Finkelstein settled on a wet-hulled Colombian coffee (wet-hulling involves removing some or all of the outer cherry of the beans and letting them ferment for a day before drying).  The beans offer the kind of blank canvas that Finkelstein desired. "I wanted something that was a little bit bland," he says. "I wanted it to be a little bit of a background [note] to the bourbon."

Unlike Finkelstein at Qualia, Chris Vigilante, founder and roaster at Vigilante Coffee, prefers the malty, low-acidity and dark chocolate complexity of Sumatra beans for his barrel-aged coffee. Then again, Vigilante creates a far different product than Qualia — and relies on a far different process. Vigilante ages the Sumatra beans in a 9-year-old bourbon barrel from One Eight Distilling after he roasts them. Then he turns the barrel-aged beans into a cold brew, which Vigilante sells for $4 for a 16-ounce serving.

"To be honest," Vigilante confesses, "our coffee guys weren't in love with it."

But Vigilante's customers love it. So do the coffee drinkers at Qualia. "That stuff flies off the shelf," Finkelstein says.

This is the unfortunate dynamic of barrel-aged coffee: It takes a week, or sometimes multiple weeks, to produce a small batch, but it can disappear in days, no matter what the coffee geeks think of it. Vigilante has sold out of its latest batch of cold brew. Qualia was down to just a few scoops available on the counter.

Vigilante doesn't expect to produce another batch until the spring, at the earliest, when customers are ready to consume cold drinks again. Qualia, however, already has its next batch aging in a barrel at 3 Stars Brewing Co. "I'm trying to get it ready before Christmas," Finkelstein says.

So be prepared for it: Qualia sells individual cups of Baby Rye Rye for $3.41 each (or $3.75 with tax) or $15 for an 8-ounce bag of whole beans.

In the meantime, you could sample products from the coffee roasters' partners. One Eight Distilling, for instance, sells an Untitled Whiskey No. 3, a Tennessee sour mash aged in the same barrel used for Vigilante's roasted Sumatra beans. You can buy the whiskey at the distillery's Ivy City location (1135 Okie St. NE) for $17 for a 200 milliliter flask or $48 for a 750 milliliter bottle. One Eight also sells 200 milliliter flasks ($17) of Untitled Whiskey No. 4, which is aged in a barrel that Vigilante used for green coffee beans.

The green-bean experiment, incidentally, was a disaster from Vigilante's point of view. The alcohol-saturated beans didn't exactly catch fire when roasted, Vigilante says, but they "came out a lot ashier."

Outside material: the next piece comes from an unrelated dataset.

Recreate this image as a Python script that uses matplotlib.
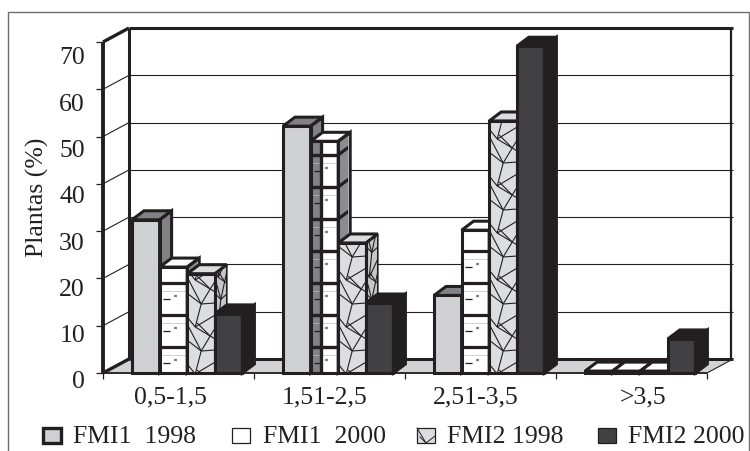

3 Stars will soon have a coffee-related product for sell, too: Called Desolation imperial porter, the beer undergoes a secondary conditioning with the fully roasted, barrel-aged coffee beans from Qualia, lending the beer a dark, malty and chocolate character. The porter will be available at the end of the week at the brewery (6400 Chillum Place NW) or at local retailers such as Whole Foods stores or Cairo Wine & Liquor on 17th St. NW. The porter has a suggested retail price of $11.99 per 750 milliliter bottle.